◆ WHAT THE TASK REQUIRES
Go through the records and show each line where the word "this" occurs.

┌─ RECORDS SUPPLIED

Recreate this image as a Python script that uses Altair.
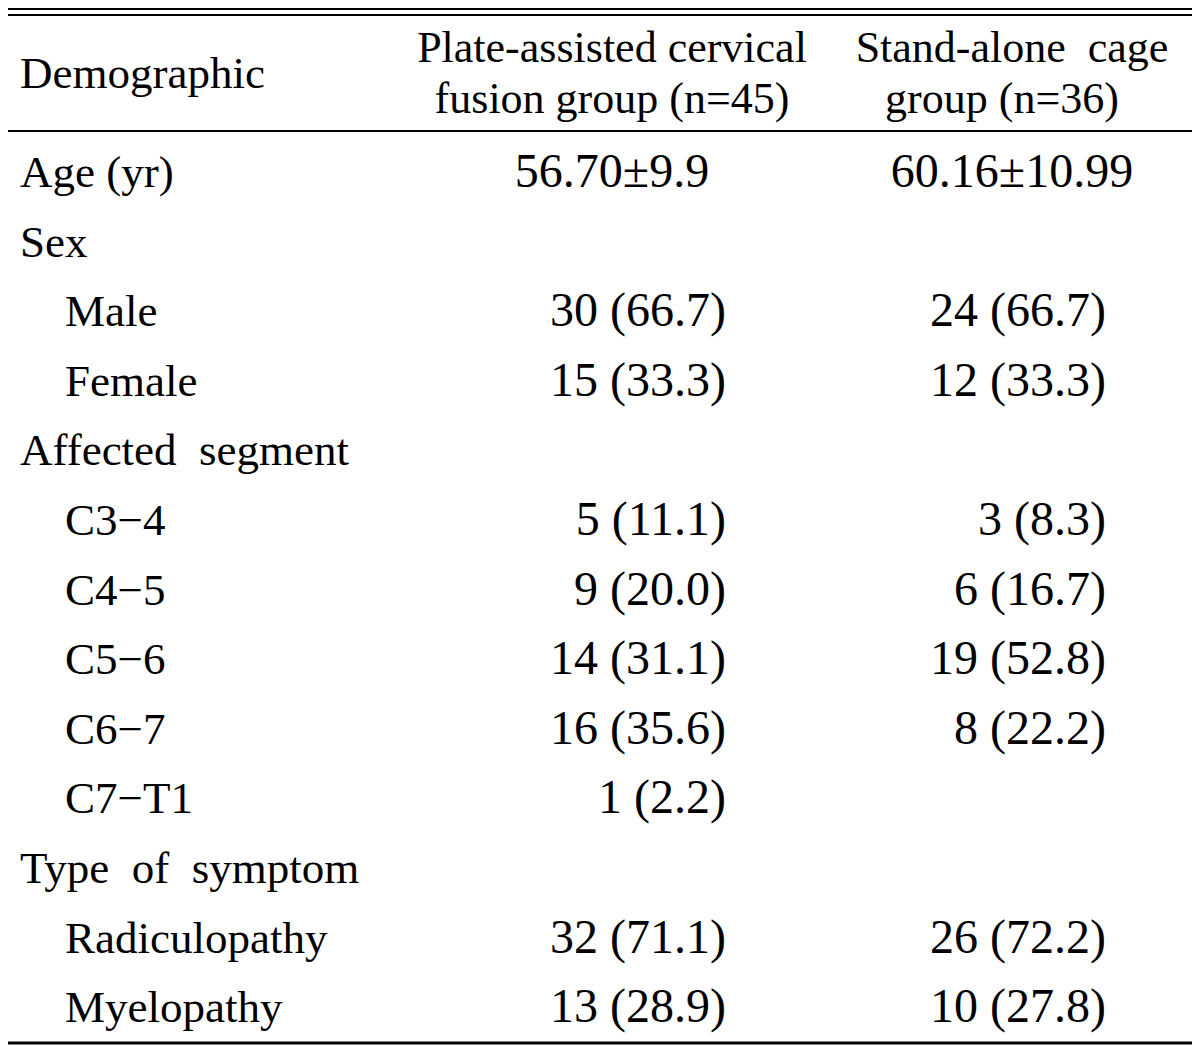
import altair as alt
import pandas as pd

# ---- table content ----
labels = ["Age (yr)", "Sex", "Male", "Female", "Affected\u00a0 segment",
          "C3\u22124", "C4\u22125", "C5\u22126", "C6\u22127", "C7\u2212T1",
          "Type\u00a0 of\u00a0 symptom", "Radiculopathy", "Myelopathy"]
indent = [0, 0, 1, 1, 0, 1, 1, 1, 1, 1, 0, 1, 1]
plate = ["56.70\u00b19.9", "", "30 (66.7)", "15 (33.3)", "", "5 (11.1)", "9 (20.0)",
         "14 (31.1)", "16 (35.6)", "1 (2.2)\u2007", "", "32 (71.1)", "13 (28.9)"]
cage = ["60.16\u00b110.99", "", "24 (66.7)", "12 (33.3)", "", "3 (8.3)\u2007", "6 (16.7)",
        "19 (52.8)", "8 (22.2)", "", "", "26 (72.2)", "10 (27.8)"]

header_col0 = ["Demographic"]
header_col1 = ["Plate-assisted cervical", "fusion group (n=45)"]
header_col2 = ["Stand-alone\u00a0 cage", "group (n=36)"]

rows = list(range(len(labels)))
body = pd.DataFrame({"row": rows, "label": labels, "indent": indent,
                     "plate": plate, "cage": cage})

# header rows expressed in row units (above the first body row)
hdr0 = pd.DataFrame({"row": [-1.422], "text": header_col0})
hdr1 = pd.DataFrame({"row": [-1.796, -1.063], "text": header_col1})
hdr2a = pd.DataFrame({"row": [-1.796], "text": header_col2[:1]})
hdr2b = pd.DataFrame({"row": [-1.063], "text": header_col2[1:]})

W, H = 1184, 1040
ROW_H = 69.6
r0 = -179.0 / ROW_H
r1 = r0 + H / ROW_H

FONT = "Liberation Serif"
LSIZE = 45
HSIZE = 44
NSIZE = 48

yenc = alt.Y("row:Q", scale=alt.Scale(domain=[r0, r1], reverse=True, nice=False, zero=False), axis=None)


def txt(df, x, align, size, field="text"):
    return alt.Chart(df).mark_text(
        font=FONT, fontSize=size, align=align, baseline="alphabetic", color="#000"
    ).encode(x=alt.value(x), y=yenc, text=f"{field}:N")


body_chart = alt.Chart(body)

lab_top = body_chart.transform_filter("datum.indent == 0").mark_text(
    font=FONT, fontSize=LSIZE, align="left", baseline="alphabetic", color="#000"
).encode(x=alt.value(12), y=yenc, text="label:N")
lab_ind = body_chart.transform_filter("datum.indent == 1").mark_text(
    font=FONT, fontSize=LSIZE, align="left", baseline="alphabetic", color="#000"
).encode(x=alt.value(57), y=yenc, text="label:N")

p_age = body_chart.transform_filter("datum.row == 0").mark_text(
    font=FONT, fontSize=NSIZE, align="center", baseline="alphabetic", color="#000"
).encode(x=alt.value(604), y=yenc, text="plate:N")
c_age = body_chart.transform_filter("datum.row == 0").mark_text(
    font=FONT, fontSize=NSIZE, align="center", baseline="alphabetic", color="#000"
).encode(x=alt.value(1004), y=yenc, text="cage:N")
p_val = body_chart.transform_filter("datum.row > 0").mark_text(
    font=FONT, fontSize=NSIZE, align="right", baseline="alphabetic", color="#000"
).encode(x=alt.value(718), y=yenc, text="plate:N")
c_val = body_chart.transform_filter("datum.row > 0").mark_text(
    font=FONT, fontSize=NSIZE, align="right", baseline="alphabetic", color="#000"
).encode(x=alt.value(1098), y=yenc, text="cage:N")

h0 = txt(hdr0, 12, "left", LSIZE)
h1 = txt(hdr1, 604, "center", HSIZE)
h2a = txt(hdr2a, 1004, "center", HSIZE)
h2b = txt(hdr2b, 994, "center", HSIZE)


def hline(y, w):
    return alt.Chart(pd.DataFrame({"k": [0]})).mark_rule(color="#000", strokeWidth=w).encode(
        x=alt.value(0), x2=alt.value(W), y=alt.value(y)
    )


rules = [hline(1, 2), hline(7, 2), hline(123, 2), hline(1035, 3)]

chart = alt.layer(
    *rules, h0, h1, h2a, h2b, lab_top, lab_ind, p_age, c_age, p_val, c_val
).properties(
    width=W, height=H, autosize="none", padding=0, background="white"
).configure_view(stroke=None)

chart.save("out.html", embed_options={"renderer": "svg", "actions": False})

└─
┌─ RECORDS SUPPLIED

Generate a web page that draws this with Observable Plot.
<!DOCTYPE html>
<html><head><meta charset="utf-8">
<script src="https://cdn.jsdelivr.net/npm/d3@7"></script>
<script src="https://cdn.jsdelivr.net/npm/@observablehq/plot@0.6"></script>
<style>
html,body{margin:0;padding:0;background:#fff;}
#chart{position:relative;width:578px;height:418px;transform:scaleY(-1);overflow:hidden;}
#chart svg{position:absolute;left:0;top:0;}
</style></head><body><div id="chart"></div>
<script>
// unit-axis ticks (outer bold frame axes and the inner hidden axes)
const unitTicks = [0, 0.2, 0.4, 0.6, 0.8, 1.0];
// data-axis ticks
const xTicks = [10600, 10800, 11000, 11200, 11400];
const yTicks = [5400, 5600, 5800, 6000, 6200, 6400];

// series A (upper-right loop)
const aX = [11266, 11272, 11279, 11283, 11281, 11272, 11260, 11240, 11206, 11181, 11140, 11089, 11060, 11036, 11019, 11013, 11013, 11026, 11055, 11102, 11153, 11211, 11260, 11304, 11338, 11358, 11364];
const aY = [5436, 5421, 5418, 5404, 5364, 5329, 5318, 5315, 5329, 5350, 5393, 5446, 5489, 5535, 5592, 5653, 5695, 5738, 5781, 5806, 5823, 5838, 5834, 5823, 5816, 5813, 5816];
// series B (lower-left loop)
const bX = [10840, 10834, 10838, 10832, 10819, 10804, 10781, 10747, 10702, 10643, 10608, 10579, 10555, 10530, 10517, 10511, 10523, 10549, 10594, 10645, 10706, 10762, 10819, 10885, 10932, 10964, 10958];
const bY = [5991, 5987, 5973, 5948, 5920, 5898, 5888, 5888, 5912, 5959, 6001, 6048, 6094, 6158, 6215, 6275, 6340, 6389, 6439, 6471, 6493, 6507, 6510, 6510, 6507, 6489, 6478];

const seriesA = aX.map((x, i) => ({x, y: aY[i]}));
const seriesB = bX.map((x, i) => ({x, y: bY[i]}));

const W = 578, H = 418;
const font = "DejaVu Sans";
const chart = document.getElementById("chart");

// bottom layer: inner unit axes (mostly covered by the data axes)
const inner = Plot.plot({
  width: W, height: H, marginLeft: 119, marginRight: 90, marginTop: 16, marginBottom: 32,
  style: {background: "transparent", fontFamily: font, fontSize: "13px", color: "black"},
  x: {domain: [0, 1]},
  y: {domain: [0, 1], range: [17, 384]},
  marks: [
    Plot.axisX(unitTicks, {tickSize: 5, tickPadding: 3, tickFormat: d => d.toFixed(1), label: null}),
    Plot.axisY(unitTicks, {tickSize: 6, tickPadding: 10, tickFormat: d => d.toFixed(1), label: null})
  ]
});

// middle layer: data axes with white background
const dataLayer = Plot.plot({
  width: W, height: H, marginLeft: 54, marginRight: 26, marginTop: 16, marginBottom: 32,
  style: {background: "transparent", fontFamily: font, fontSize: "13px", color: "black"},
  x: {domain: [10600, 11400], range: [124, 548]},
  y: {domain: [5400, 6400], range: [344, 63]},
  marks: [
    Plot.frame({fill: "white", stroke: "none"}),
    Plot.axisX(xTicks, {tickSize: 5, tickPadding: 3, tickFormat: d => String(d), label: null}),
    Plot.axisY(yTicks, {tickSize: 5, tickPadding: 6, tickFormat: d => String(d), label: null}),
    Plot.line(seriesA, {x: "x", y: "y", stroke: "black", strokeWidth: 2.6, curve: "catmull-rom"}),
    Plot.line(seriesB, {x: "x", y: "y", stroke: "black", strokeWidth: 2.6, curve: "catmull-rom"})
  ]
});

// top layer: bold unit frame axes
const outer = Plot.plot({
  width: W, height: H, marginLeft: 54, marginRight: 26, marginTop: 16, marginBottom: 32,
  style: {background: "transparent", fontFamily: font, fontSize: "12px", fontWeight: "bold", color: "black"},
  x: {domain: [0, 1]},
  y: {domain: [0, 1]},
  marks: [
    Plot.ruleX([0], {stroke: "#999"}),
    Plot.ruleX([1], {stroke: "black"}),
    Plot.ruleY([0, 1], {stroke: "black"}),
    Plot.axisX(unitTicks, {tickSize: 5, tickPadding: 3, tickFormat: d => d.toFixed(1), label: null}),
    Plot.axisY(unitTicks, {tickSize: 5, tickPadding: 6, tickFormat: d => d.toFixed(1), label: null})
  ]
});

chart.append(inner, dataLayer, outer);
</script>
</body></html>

└─

◆ THE COMPLETED TASK
Recreate this image as a Python script that uses Altair.
Generate a web page that draws this with Observable Plot.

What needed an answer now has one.